Offer proven children’s mental health interventions

Recommendation 2: Numerous interventions have been tested covering the span of children’s mental health problems. Effective prevention approaches have been delineated for most, and effective treatments have been delineated for all. For the specific problems expected to increase due to COVID-19 — namely childhood anxiety, depression, behavioural problems and posttraumatic stress — there is ample research evidence on effective prevention and treatment options that have been evaluated using rigorous measures in randomized controlled trials (RCTs) with children. (Although RCTs provide the best evidence on intervention effectiveness, they also have important limitations, including underrepresenting Indigenous Peoples as well as Indigenous Methods and perspectives.) […] As well, interventions like cognitive-behavioural therapy and parent training can be culturally enriched and adapted with input, for example, from Indigenous communities. At the same time, ineffective or unproven options should not be supported during COVID-19, or at any time.

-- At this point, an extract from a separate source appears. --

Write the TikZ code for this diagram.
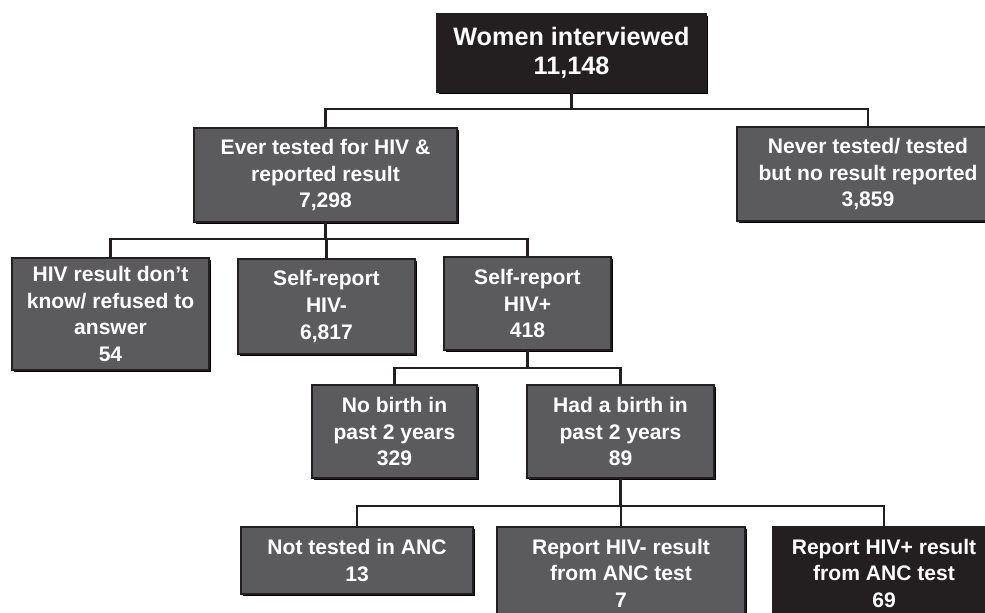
\documentclass[tikz,border=0pt]{standalone}
\usepackage{fontspec}
\setmainfont{Liberation Sans}
\usetikzlibrary{shadows}
\definecolor{boxgray}{HTML}{5B5B5D}
\definecolor{boxblack}{HTML}{231F20}
\begin{document}
\begin{tikzpicture}[x=0.75pt,y=0.75pt]
\tikzstyle{every node}+=[inner sep=0pt]
\tikzstyle{box}=[draw=boxblack, line width=1.3pt, fill=boxgray, text=white, align=center,
  font=\fontsize{15.8}{19.9}\selectfont\bfseries,
  drop shadow={shadow xshift=1.6pt, shadow yshift=-1.6pt, opacity=1, fill=black}]
\tikzstyle{darkbox}=[box, fill=boxblack]
\tikzstyle{link}=[draw=boxblack, line width=1.7pt]
\clip (0,0) rectangle (985,-613);
\fill [white] (0,0) rectangle (985,-613);
% bus levels
\coordinate (bus1) at (0,-109);
\coordinate (bus2) at (0,-239);
\coordinate (bus3) at (0,-368);
\coordinate (bus4) at (0,-506);
\node [darkbox, minimum width=201.75pt, minimum height=58.5pt, font=\fontsize{18.9}{21.8}\selectfont\bfseries] (women) at (571.5,-53) {Women interviewed\\11,148};
\node [box, minimum width=197.25pt, minimum height=70.5pt] (ever) at (325.5,-175) {Ever tested for HIV \&\\reported result\\7,298};
\node [box, minimum width=196.5pt, minimum height=70.5pt] (never) at (868,-174) {Never tested/ tested\\but no result reported\\3,859};
\node [box, minimum width=147.75pt, minimum height=84pt] (dk) at (110.5,-314) {HIV result don’t\\know/ refused to\\answer\\54};
\node [box, minimum width=132.75pt, minimum height=71.25pt] (neg) at (326.5,-306.5) {Self-report\\HIV-\\6,817};
\node [box, minimum width=125.25pt, minimum height=69.75pt] (pos) at (527.5,-303.5) {Self-report\\HIV+\\418};
\node [box, minimum width=123.75pt, minimum height=69.75pt] (nobirth) at (394.5,-431.5) {No birth in\\past 2 years\\329};
\node [box, minimum width=140.25pt, minimum height=69.75pt] (birth) at (620.5,-431.5) {Had a birth in\\past 2 years\\89};
\node [box, minimum width=174pt, minimum height=50.25pt] (notanc) at (357,-560.5) {Not tested in ANC\\13};
\node [box, minimum width=186pt, minimum height=69pt] (ancneg) at (621,-573) {Report HIV- result\\from ANC test\\7};
\node [darkbox, minimum width=166.5pt, minimum height=69pt] (ancpos) at (884,-573) {Report HIV+ result\\from ANC test\\69};
% elbow connectors
\draw [link] (women.south) -- (women.south |- bus1) -| (ever.north);
\draw [link] (women.south |- bus1) -| (never.north);
\draw [link] (ever.south) -- (ever.south |- bus2) -| (dk.north);
\draw [link] (ever.south |- bus2) -| (neg.north);
\draw [link] (ever.south |- bus2) -| (pos.north);
\draw [link] (pos.south) -- (pos.south |- bus3) -| (nobirth.north);
\draw [link] (pos.south |- bus3) -| (birth.north);
\draw [link] (birth.south) -- (birth.south |- bus4) -| (notanc.north);
\draw [link] (birth.south |- bus4) -| (ancneg.north);
\draw [link] (birth.south |- bus4) -| (ancpos.north);
\end{tikzpicture}
\end{document}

Address underlying social disparities and build resilience

Recommendation 3: Another crucial step is to address the social disparities that amplify the risks for harm following an event such as COVID-19. Particular attention should be paid to children who are already disadvantaged. The pandemic can be the instigation to launch initiatives such as: ensuring that no children are living in precarious socioeconomic circumstances; augmenting support services for children in need; reducing the number of avoidable adversities that children face in addition to COVID-19, including addressing racism; and rectifying inadequate living conditions in many Indigenous communities, as well as raising the levels of funding and support for child health, social and educational programs to achieve parity with non Indigenous communities. Related to this, approaches that strengthen families and communities can promote resilience when children do have to face adversities. Given the likelihood that the impact of COVID-19 may be enduring, building these foundations for resilience are crucial — through initiatives that reduce disparities and ensure that all BC children can flourish.


Track collective progress

Recommendation 4: Finally, it is important to establish ongoing systems for monitoring mental health needs and outcomes for all children — to accurately depict the needs over time and to inform the evaluation of initiatives designed to meet these needs. Such efforts should focus first on problems that are expected to increase in the short term including anxiety, depression, behaviour problems and posttraumatic stress — in addition to tracking progress at addressing underlying issues such as socioeconomic disparities. Monitoring could take the form of pragmatic yet robust population-based short surveys conducted in representative samples of children. Our review also suggests that many children who experience mental health problems after disasters eventually recover. So tracking outcomes is also a way of measuring success.